◆ **AIM OF THE TASK**:
From the records below, copy every line that contains the word "this".

◆ **INPUT**:
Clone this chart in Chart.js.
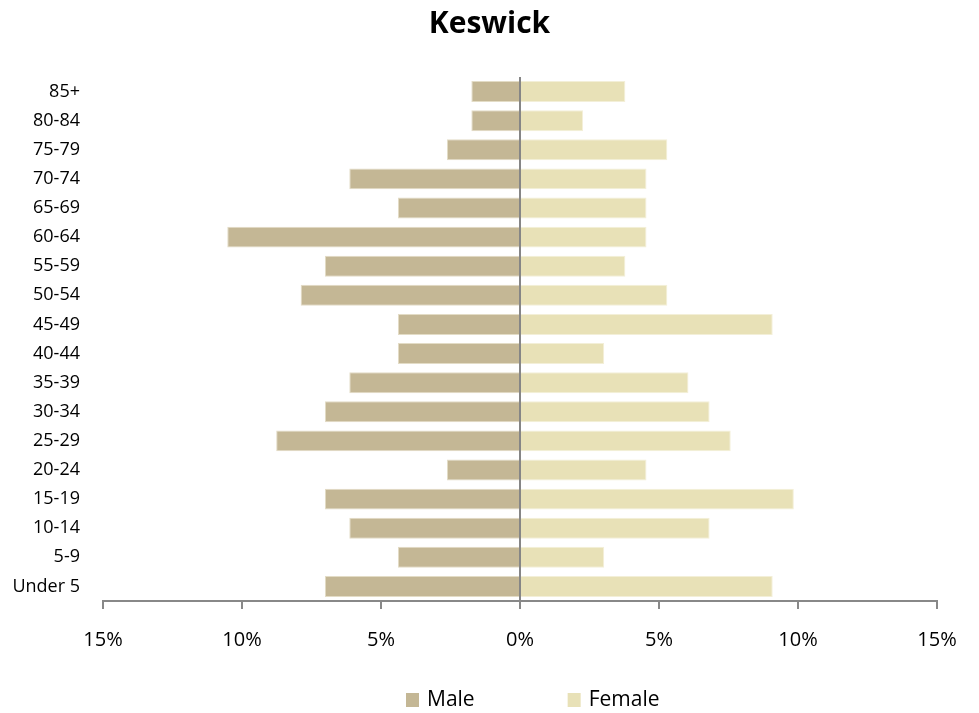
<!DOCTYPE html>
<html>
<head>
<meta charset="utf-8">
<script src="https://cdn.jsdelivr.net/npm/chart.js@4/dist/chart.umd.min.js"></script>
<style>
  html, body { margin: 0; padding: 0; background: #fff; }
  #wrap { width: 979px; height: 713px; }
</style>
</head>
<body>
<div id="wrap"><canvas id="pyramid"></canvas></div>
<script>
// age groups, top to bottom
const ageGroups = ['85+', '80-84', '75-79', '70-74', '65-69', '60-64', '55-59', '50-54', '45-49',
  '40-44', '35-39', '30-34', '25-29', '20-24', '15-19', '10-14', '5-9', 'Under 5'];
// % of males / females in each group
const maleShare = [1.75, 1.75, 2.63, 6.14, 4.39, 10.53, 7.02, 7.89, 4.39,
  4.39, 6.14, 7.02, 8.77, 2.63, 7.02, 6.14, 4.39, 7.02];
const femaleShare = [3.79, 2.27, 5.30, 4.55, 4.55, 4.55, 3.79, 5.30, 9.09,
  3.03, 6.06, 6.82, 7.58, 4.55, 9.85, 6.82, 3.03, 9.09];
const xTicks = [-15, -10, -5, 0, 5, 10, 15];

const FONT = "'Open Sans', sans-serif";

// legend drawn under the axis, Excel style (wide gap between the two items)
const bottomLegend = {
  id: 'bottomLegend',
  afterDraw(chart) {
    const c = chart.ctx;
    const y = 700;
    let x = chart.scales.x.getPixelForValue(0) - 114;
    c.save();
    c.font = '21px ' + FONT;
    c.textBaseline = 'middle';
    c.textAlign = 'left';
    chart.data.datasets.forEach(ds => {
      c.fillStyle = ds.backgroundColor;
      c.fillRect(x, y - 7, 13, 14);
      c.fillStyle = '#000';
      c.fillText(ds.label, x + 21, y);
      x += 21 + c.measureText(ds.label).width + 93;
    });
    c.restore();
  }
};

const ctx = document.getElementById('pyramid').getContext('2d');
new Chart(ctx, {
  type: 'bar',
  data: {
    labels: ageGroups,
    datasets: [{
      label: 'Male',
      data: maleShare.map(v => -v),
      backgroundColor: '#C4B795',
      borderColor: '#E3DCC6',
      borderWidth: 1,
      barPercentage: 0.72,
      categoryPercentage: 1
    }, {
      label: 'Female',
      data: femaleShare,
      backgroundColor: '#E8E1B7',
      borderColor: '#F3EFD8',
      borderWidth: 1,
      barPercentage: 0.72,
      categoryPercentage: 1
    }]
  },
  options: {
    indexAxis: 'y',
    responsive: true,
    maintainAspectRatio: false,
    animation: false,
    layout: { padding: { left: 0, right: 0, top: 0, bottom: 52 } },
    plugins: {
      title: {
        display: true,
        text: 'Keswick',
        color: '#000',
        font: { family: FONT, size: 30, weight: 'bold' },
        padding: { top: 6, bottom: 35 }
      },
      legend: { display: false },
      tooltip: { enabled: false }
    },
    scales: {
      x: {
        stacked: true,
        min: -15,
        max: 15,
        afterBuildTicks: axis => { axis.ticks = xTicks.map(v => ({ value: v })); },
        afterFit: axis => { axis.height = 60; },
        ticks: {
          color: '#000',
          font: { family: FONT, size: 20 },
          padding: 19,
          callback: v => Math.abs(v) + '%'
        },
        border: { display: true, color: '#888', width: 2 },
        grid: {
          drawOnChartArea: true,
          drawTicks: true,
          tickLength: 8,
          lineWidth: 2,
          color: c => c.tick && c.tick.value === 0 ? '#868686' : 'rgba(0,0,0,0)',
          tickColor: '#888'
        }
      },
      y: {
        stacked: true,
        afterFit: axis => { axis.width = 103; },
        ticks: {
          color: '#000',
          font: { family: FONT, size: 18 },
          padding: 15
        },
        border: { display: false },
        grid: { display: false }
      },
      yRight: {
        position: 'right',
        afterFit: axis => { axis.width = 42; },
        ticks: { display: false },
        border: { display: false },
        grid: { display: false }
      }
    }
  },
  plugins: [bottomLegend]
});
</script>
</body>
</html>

...

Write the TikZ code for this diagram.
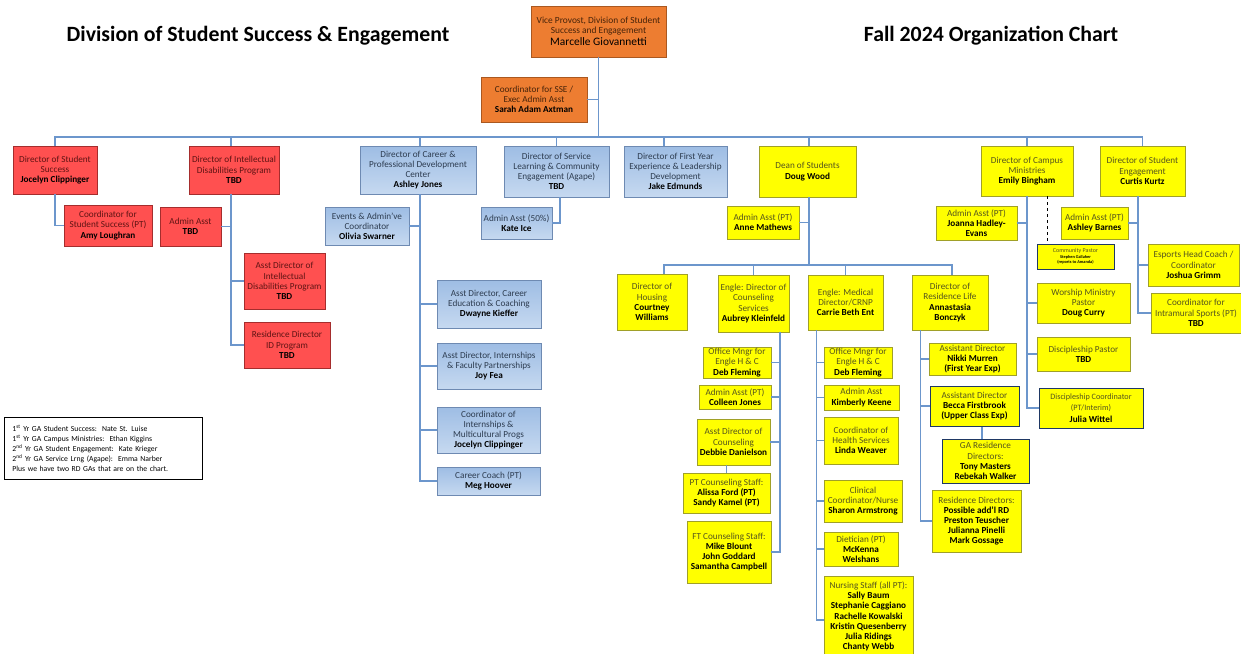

◆ **SOLVED EXERCISE**:
Clone this chart in Chart.js.
Write the TikZ code for this diagram.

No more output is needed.